X-Message-Number: 10989
From: Thomas Donaldson <>
Subject: Re: CryoNet #10968 - #10973
Date: Tue, 29 Dec 1998 22:44:10 +1100 (EST)

Hi everyone!

To Bob Ettinger: 
This is actually related to my reply to Tim Freeman. No, the idea was not
that you would not show any signs of the passage of time. The idea was 
that DEATH RATE would cease to increase with age, a very special feature.
Not only that, but the author was NOT claiming that death rate was small,
only that it ceased to increase with time ie. if you attained the age of
(say) 110, then your probability of dying at 111, 112, 120, 130, etc 
was constant.

Yes, constant. But also rather high. I'll add that this author's ideas
were based solely on considering the statistics of death rate with time,
and he argued on experimental grounds that we didn't really know just 
how it changed (if it did) at high ages.
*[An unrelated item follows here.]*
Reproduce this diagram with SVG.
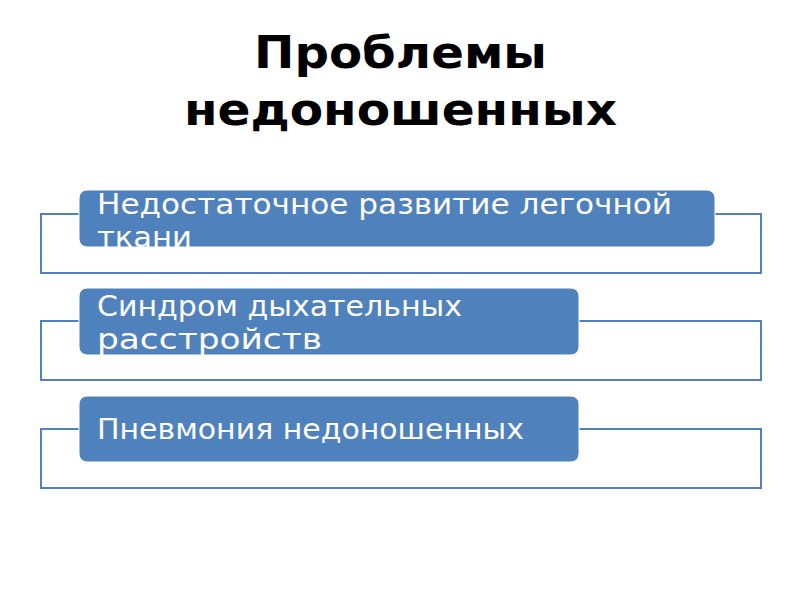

The obvious problem in practice
is that death rate is high at high ages, and alone this doesn't mean
very much. It DOES suggest, however, that if we found some way to 
bring people of 100 up to the same level of self-repair and health as
someone much younger, then we would have found a way to make people
live very much longer.

You'll also notice that I mention self-repair here. Normal objects, the
kind that we make right now (TVs and cars and furniture), have no ability
at self repair. They consequently show signs of wearing out. However 
people have done statistics on just when (say) a TV has a final
irreparable breakdown, and the rate of breakdown with time is FIXED. That
means that our TVs do not AGE. They AGE if their rate of breakdown
increases with time (in human beings, the increase starts about age 30).
Unlike any object now made, we CAN do some self-repair, but that ability,
too, falls off as we age. If we did not age, and our ability at self
repair remained fixed at some very low level, then we would definitely
show the signs of random damage over time, but our death rate would be
fixed. 

You may even have noticed this yourself. When we ask for immortality it's
far from sufficient to simply do away with aging. We need also to have
lots more means (external, most probably, but internal too) of self repair
and resistance to damage. That is the origin of those calculations which
suppose that we did not age and then work out (on various assumptions)
that our average lifespans will be (say) 600 years, or whatever. 

I hope that this explains the issue and the problem.